Springs Fireplace Road, where fires once alerted local residents that ship supplies were ready for pick up, is adjacent to the front yard. Groft wanted to screen out the road’s traffic without blocking the borrowed landscape. The ideal solution was an OvS signature: ornamental grasses. Says Groft, “The grasses were perfect — they’re denser on the bottom to hide the road, but you can see through the tops, which draws your eye up to the water and sky.” They’re also disliked by the ever-present deer population.

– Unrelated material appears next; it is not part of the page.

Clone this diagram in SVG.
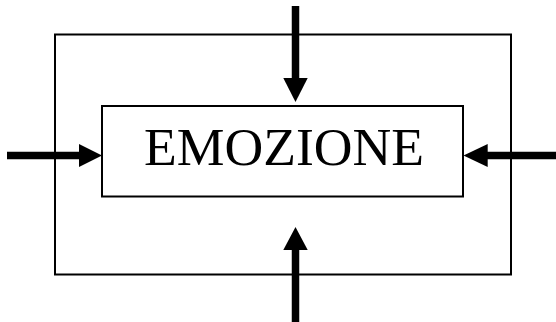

Another main goal was to unify the property within its boundaries, beginning with “traffic flow” and one of Groft’s pet peeves, “suppressing the impact of the car,” while also “maximizing the pedestrian experience.” For this Groft moved the garage farther from the house and disguised it with an arbor that hosts a “veil of vines.” A new primary path — made of rustic steppingstones interplanted with thyme and Irish moss — from the driveway to the front door ends at a porch ample enough to greet guests or relax on a bench, but not so large that it alters the façade of the house.

The 60-foot pool is lined with dark tiles to amp up reflections, and its wide steps invite poolside confabs. By surrounding it with graceful grasses and perennials that creep over the coping, Groft gave it an unobtrusive, pond-in-a-meadow feel. (Photo by: Jason Dewey)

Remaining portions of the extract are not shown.